(Code that draws figures)

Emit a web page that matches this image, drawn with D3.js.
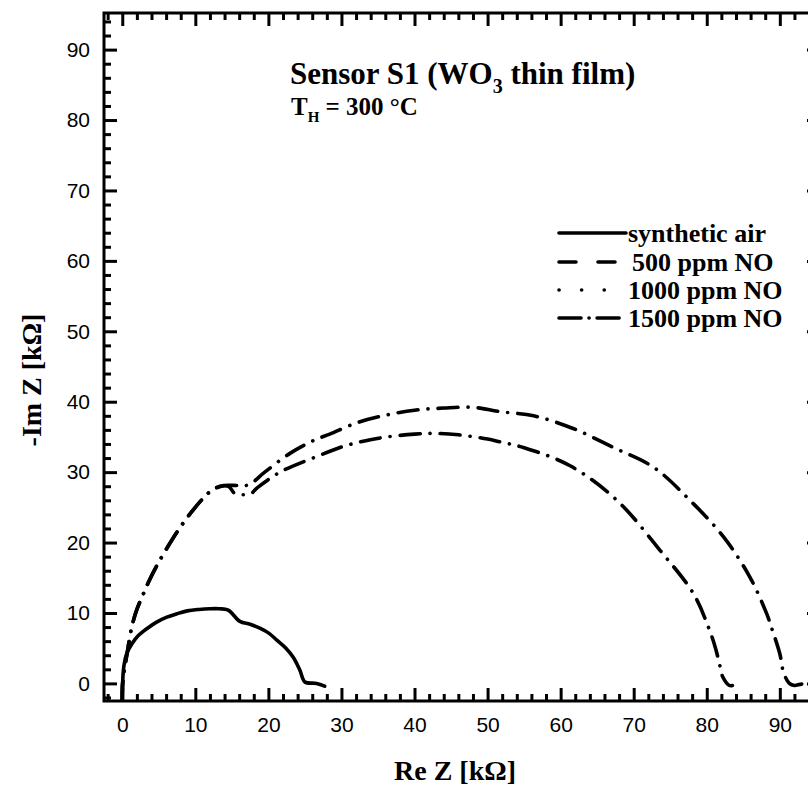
<!DOCTYPE html>
<html>
<head>
<meta charset="utf-8">
<script src="https://cdn.jsdelivr.net/npm/d3@7"></script>
<style>
  body { margin: 0; background: #fff; }
  svg { display: block; }
  .tick text { font-family: "Liberation Sans", Arial, sans-serif; font-size: 21px; fill: #000; }
  .tick line { stroke: #000; stroke-width: 3; }
  .serif { font-family: "Liberation Serif", "Times New Roman", serif; font-weight: bold; fill: #000; }
</style>
</head>
<body>
<div id="chart"></div>
<script>
// Nyquist data: [Re Z, -Im Z] in kOhm
var airData = [[0,-2.5],[0.05,0],[0.2,2.3],[0.6,4.2],[1.3,5.6],[2.2,6.8],[3.4,7.8],[4.7,8.7],
  [6.1,9.4],[7.5,9.9],[8.9,10.3],[10.5,10.5],[12,10.6],[13.3,10.6],[14.5,10.4],[16.1,8.8],
  [17.5,8.4],[18.9,7.8],[20.1,7.1],[21.2,6.1],[22.4,5.0],[23.4,3.7],[24.3,1.9],[25,0.2],
  [26.6,0.0],[27.7,-0.4]];

var noInner = [[0,-2.5],[0.05,0],[0.3,2],[0.7,4.5],[1.3,8],[2,10.5],[2.8,12.5],[3.6,14.4],
  [4.75,16.75],[6,19],[7.5,21.5],[9,23.7],[11,26.2],[12.5,27.6],[14.5,28],[15.4,27],
  [17.5,26.9],[18.5,27.8],[21.6,30.0],[26.6,32.2],[29.8,33.5],[33,34.4],[36.2,35.0],
  [40,35.4],[42.5,35.5],[46,35.3],[50,34.7],[51.7,34.3],[54.9,33.5],[61.3,30.9],
  [67.7,26],[73.6,18.9],[78.2,12.7],[80.4,7.5],[81.2,5.0],[81.8,2.5],[82.2,0.9],
  [83.1,-0.3],[83.5,-0.3]];

var noOuter = [[0,-2.5],[0.05,0],[0.3,2],[0.7,4.5],[1.3,8],[2,10.5],[2.8,12.5],[3.6,14.4],
  [4.75,16.75],[6,19],[7.5,21.5],[9,23.7],[11,26.2],[12.5,27.6],[13.9,28.1],[16,28.1],
  [17.3,28.2],[19.5,30],[23,32.7],[26.2,34.5],[28.4,35.4],[32.1,37.0],[35.7,38.0],
  [40,38.8],[44,39.1],[48,39.2],[51.7,38.6],[56.3,38.0],[61.7,36.2],[67.2,33.5],
  [72.7,30.7],[77.7,26.0],[82.3,20.8],[85.9,15.1],[88.2,9.9],[88.9,7.8],[90,4.2],
  [90.5,1.6],[91.3,0],[92,-0.3],[93,-0.1],[94,-0.3]];

var legendLabels = ["synthetic air", "500 ppm NO", "1000 ppm NO", "1500 ppm NO"];
var majorTicks = [0,10,20,30,40,50,60,70,80,90];
var minorTicks = [-2,2,4,6,8,12,14,16,18,22,24,26,28,32,34,36,38,42,44,46,48,
  52,54,56,58,62,64,66,68,72,74,76,78,82,84,86,88,92,94];

var svgWidth = 808;
var svgHeight = 787;
var plot = { left: 104, right: 820, top: 13, bottom: 701 };

var svg = d3.select("#chart")
  .append("svg")
  .attr("width", svgWidth)
  .attr("height", svgHeight);

var x = d3.scaleLinear().domain([-2.5, 95.5]).range([plot.left, plot.right]);
var y = d3.scaleLinear().domain([-2.5, 95.2]).range([plot.bottom, plot.top]);

svg.append("defs").append("clipPath").attr("id", "clip")
  .append("rect")
  .attr("x", plot.left).attr("y", plot.top)
  .attr("width", plot.right - plot.left).attr("height", plot.bottom - plot.top);

// line styles
var styles = {
  solid: null,
  dash: "17 22",
  dot: "0.1 22.5",
  dashdot: "20 10 0.1 10"
};
var legendStyles = [styles.solid, styles.dash, styles.dot, "22 8 0.1 8"];

var lineAny = d3.line().x(d => x(d[0])).y(d => y(d[1])).curve(d3.curveCatmullRom.alpha(0.5));

var curves = svg.append("g").attr("clip-path", "url(#clip)");

[[noOuter, styles.dashdot], [noInner, styles.dashdot], [airData, styles.solid]].forEach(function(s) {
  curves.append("path")
    .datum(s[0])
    .attr("d", lineAny)
    .attr("fill", "none")
    .attr("stroke", "#000")
    .attr("stroke-width", 3.6)
    .attr("stroke-linecap", "round")
    .attr("stroke-linejoin", "round")
    .attr("stroke-dasharray", s[1]);
});

// axes: inward ticks, majors and minors
function addAxis(axisFn, scale, transform, labels) {
  var g = svg.append("g").attr("transform", transform);
  g.call(axisFn(scale).tickValues(minorTicks).tickSize(-7).tickFormat(""));
  var gm = svg.append("g").attr("transform", transform);
  var ax = axisFn(scale).tickValues(majorTicks).tickSize(-13);
  if (labels) ax.tickPadding(labels).tickFormat(d3.format("d"));
  else ax.tickFormat("");
  gm.call(ax);
  g.select(".domain").remove();
  gm.select(".domain").remove();
  return gm;
}

addAxis(d3.axisBottom, x, `translate(0, ${plot.bottom})`, 16);
addAxis(d3.axisTop, x, `translate(0, ${plot.top})`, null);
addAxis(d3.axisLeft, y, `translate(${plot.left}, 0)`, 14);
addAxis(d3.axisRight, y, `translate(${plot.right}, 0)`, null);

svg.append("rect")
  .attr("x", plot.left).attr("y", plot.top)
  .attr("width", plot.right - plot.left).attr("height", plot.bottom - plot.top)
  .attr("fill", "none").attr("stroke", "#000").attr("stroke-width", 3);

// axis titles
svg.append("text")
  .attr("class", "serif")
  .attr("x", 455).attr("y", 780)
  .attr("text-anchor", "middle")
  .style("font-size", "28px")
  .text("Re Z [k\u03A9]");

svg.append("text")
  .attr("class", "serif")
  .attr("transform", "translate(41, 380) rotate(-90)")
  .attr("text-anchor", "middle")
  .style("font-size", "28px")
  .text("-Im Z [k\u03A9]");

// title
var title = svg.append("text")
  .attr("class", "serif")
  .attr("x", 290).attr("y", 84)
  .style("font-size", "31px");
title.append("tspan").text("Sensor S1 (WO");
title.append("tspan").attr("dy", 9).style("font-size", "20px").text("3");
title.append("tspan").attr("dy", -9).text(" thin film)");

var temp = svg.append("text")
  .attr("class", "serif")
  .attr("x", 291).attr("y", 115)
  .style("font-size", "25px");
temp.append("tspan").text("T");
temp.append("tspan").attr("dy", 7).style("font-size", "15px").text("H");
temp.append("tspan").attr("dy", -7).text(" = 300 \u00B0C");

// legend
var legendY = [233, 262, 290, 318];
legendLabels.forEach(function(label, i) {
  svg.append("line")
    .attr("x1", 559).attr("x2", 626)
    .attr("y1", legendY[i]).attr("y2", legendY[i])
    .attr("stroke", "#000")
    .attr("stroke-width", 3.6)
    .attr("stroke-linecap", "round")
    .attr("stroke-dasharray", legendStyles[i]);
  svg.append("text")
    .attr("class", "serif")
    .attr("x", i == 1 ? 632 : 628).attr("y", legendY[i] + 9)
    .style("font-size", "26px")
    .text(label);
});
</script>
</body>
</html>
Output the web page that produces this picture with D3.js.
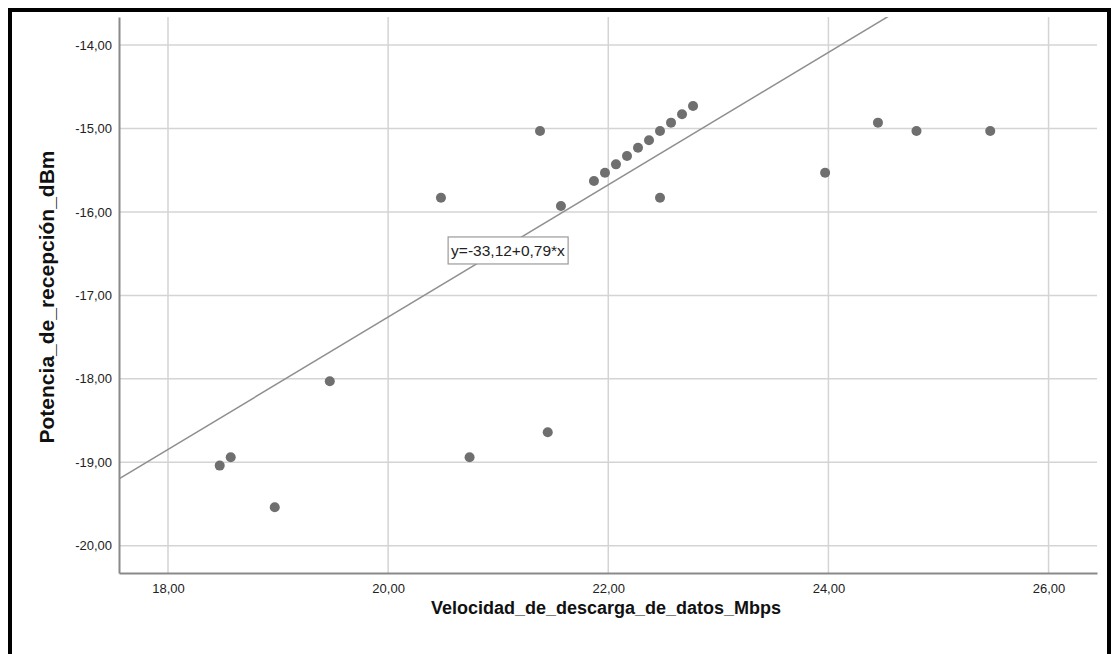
<!DOCTYPE html>
<html>
<head>
<meta charset="utf-8">
<script src="https://cdn.jsdelivr.net/npm/d3@7"></script>
<style>
  body { margin: 0; background: #fff; }
  svg { display: block; font-family: "Liberation Sans", Arial, sans-serif; }
</style>
</head>
<body>
<svg id="chart" width="1112" height="654"></svg>
<script>
// data
const velocidad = [18.47, 18.57, 18.97, 19.47, 20.48, 20.74, 21.38, 21.45, 21.57, 21.87,
    21.97, 22.07, 22.17, 22.27, 22.37, 22.47, 22.47, 22.57, 22.67, 22.77,
    23.97, 24.45, 24.80, 25.47];
const potencia = [-19.04, -18.94, -19.54, -18.03, -15.83, -18.94, -15.03, -18.64, -15.93, -15.63,
    -15.53, -15.43, -15.33, -15.23, -15.14, -15.03, -15.83, -14.93, -14.83, -14.73,
    -15.53, -14.93, -15.03, -15.03];
const xTicks = [18, 20, 22, 24, 26];
const yTicks = [-14, -15, -16, -17, -18, -19, -20];
const fit = { intercept: -33.12, slope: 0.793, label: "y=-33,12+0,79*x" };

const width = 1112, height = 654;
const margin = { top: 17, right: 15, bottom: 81, left: 119 };

const svg = d3.select("#chart");
// spanish style numbers, plain hyphen for minus
const locale = d3.formatLocale({ decimal: ",", thousands: ".", grouping: [3], currency: ["", ""], minus: "-" });
const fmt = locale.format(".2f");

const x = d3.scaleLinear()
    .domain([17.555, 26.44])
    .range([margin.left, width - margin.right]);
const y = d3.scaleLinear()
    .domain([-20.327, -13.664])
    .range([height - margin.bottom, margin.top]);

// outer frame
svg.append("rect")
    .attr("x", 10).attr("y", 10)
    .attr("width", 1099).attr("height", 700)
    .attr("fill", "none")
    .attr("stroke", "#000")
    .attr("stroke-width", 4);

// gridlines
svg.append("g")
    .attr("stroke", "#d4d4d4")
    .attr("stroke-width", 1.5)
    .selectAll("line")
    .data(xTicks)
    .join("line")
    .attr("x1", d => x(d)).attr("x2", d => x(d))
    .attr("y1", y.range()[1]).attr("y2", y.range()[0]);

svg.append("g")
    .attr("stroke", "#d4d4d4")
    .attr("stroke-width", 1.5)
    .selectAll("line")
    .data(yTicks)
    .join("line")
    .attr("x1", x.range()[0]).attr("x2", x.range()[1])
    .attr("y1", d => y(d)).attr("y2", d => y(d));

// axes
const xAxis = svg.append("g")
    .attr("transform", `translate(0,${height - margin.bottom})`)
    .call(d3.axisBottom(x).tickValues(xTicks).tickFormat(fmt).tickSize(0).tickPadding(11));
const yAxis = svg.append("g")
    .attr("transform", `translate(${margin.left},0)`)
    .call(d3.axisLeft(y).tickValues(yTicks).tickFormat(fmt).tickSize(0).tickPadding(7));

[xAxis, yAxis].forEach(a => {
    a.select(".domain").attr("stroke", "#8a8a8a").attr("stroke-width", 2);
    a.selectAll("text")
        .attr("fill", "#222")
        .style("font-size", "13px")
        .style("font-family", "'Liberation Sans', Arial, sans-serif");
});

// regression line, clipped to plot area
svg.append("clipPath").attr("id", "plotclip")
    .append("rect")
    .attr("x", margin.left).attr("y", margin.top)
    .attr("width", width - margin.left - margin.right)
    .attr("height", height - margin.top - margin.bottom);

const [x0, x1] = x.domain();
svg.append("line")
    .attr("clip-path", "url(#plotclip)")
    .attr("x1", x(x0)).attr("y1", y(fit.intercept + fit.slope * x0))
    .attr("x2", x(x1)).attr("y2", y(fit.intercept + fit.slope * x1))
    .attr("stroke", "#8f8f8f")
    .attr("stroke-width", 1.5);

// points
svg.append("g")
    .selectAll("circle")
    .data(velocidad.map((v, i) => [v, potencia[i]]))
    .join("circle")
    .attr("cx", d => x(d[0]))
    .attr("cy", d => y(d[1]))
    .attr("r", 5)
    .attr("fill", "#6f6f6f");

// equation label
const lx = x(20.545), ly = y(-16.3);
const lbl = svg.append("g").attr("transform", `translate(${lx},${ly})`);
lbl.append("rect")
    .attr("x", 0).attr("y", 0)
    .attr("width", 120).attr("height", 27)
    .attr("fill", "#fff")
    .attr("stroke", "#9a9a9a")
    .attr("stroke-width", 1.2);
lbl.append("text")
    .attr("x", 3).attr("y", 19.5)
    .attr("fill", "#222")
    .style("font-size", "15.5px")
    .text(fit.label);

// axis titles
svg.append("text")
    .attr("x", 606).attr("y", 614)
    .attr("text-anchor", "middle")
    .style("font-size", "18px")
    .style("font-weight", "bold")
    .attr("fill", "#111")
    .text("Velocidad_de_descarga_de_datos_Mbps");

svg.append("text")
    .attr("transform", "translate(54,297) rotate(-90)")
    .attr("text-anchor", "middle")
    .style("font-size", "21px")
    .style("font-weight", "bold")
    .attr("fill", "#111")
    .text("Potencia_de_recepción_dBm");
</script>
</body>
</html>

• [REQUIRED TASK]:
In the listing above, find the line containing "Output the web" and the line containing "- margin.bottom, margin.top]);". Reproduce those lines and all between them exactly, with no pictures and nothing more.

• [EXPECTED OUTPUT]:
Output the web page that produces this picture with D3.js.
<!DOCTYPE html>
<html>
<head>
<meta charset="utf-8">
<script src="https://cdn.jsdelivr.net/npm/d3@7"></script>
<style>
  body { margin: 0; background: #fff; }
  svg { display: block; font-family: "Liberation Sans", Arial, sans-serif; }
</style>
</head>
<body>
<svg id="chart" width="1112" height="654"></svg>
<script>
// data
const velocidad = [18.47, 18.57, 18.97, 19.47, 20.48, 20.74, 21.38, 21.45, 21.57, 21.87,
    21.97, 22.07, 22.17, 22.27, 22.37, 22.47, 22.47, 22.57, 22.67, 22.77,
    23.97, 24.45, 24.80, 25.47];
const potencia = [-19.04, -18.94, -19.54, -18.03, -15.83, -18.94, -15.03, -18.64, -15.93, -15.63,
    -15.53, -15.43, -15.33, -15.23, -15.14, -15.03, -15.83, -14.93, -14.83, -14.73,
    -15.53, -14.93, -15.03, -15.03];
const xTicks = [18, 20, 22, 24, 26];
const yTicks = [-14, -15, -16, -17, -18, -19, -20];
const fit = { intercept: -33.12, slope: 0.793, label: "y=-33,12+0,79*x" };

const width = 1112, height = 654;
const margin = { top: 17, right: 15, bottom: 81, left: 119 };

const svg = d3.select("#chart");
// spanish style numbers, plain hyphen for minus
const locale = d3.formatLocale({ decimal: ",", thousands: ".", grouping: [3], currency: ["", ""], minus: "-" });
const fmt = locale.format(".2f");

const x = d3.scaleLinear()
    .domain([17.555, 26.44])
    .range([margin.left, width - margin.right]);
const y = d3.scaleLinear()
    .domain([-20.327, -13.664])
    .range([height - margin.bottom, margin.top]);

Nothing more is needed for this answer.